> RECORDS SUPPLIED

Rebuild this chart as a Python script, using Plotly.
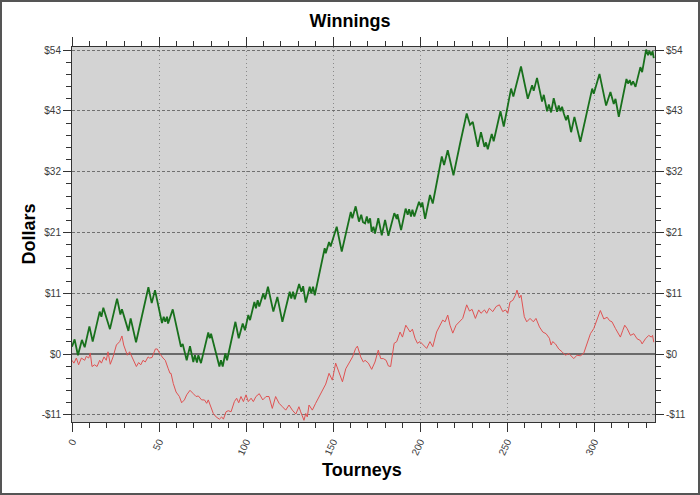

==

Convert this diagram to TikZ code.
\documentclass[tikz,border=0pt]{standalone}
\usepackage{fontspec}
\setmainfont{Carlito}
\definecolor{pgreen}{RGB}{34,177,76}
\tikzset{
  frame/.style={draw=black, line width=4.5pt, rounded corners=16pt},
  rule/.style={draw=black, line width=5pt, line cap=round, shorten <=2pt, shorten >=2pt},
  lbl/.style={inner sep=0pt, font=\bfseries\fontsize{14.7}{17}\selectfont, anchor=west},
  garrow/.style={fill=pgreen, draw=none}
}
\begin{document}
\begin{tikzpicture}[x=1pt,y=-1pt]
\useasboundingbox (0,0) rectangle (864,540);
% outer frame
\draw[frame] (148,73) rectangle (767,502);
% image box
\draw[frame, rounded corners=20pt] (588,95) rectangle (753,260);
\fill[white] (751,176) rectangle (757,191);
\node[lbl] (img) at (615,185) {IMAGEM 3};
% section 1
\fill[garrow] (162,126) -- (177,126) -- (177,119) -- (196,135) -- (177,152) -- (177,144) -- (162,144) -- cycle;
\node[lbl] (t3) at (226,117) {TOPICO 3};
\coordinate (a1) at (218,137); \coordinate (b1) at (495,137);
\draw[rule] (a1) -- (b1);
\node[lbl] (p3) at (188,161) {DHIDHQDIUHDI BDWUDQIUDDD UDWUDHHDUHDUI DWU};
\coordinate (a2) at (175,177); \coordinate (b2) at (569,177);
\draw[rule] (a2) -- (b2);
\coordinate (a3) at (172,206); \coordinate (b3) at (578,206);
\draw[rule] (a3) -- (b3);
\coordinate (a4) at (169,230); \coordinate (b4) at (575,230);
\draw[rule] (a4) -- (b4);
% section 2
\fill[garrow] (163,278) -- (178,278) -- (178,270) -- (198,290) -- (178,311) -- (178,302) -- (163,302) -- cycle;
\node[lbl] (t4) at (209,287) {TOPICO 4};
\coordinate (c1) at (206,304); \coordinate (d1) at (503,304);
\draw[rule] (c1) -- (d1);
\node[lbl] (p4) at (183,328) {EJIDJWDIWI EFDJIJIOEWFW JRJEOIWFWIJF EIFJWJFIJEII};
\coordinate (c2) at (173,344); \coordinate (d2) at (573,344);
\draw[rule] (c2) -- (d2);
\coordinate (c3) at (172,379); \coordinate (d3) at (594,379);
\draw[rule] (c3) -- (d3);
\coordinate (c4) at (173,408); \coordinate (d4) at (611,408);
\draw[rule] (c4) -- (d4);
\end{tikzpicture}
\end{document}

> WHAT THE TASK REQUIRES
Collect the complete line wherever the string "this" appears in the records.

> COMPLETE ANSWER
Rebuild this chart as a Python script, using Plotly.
Convert this diagram to TikZ code.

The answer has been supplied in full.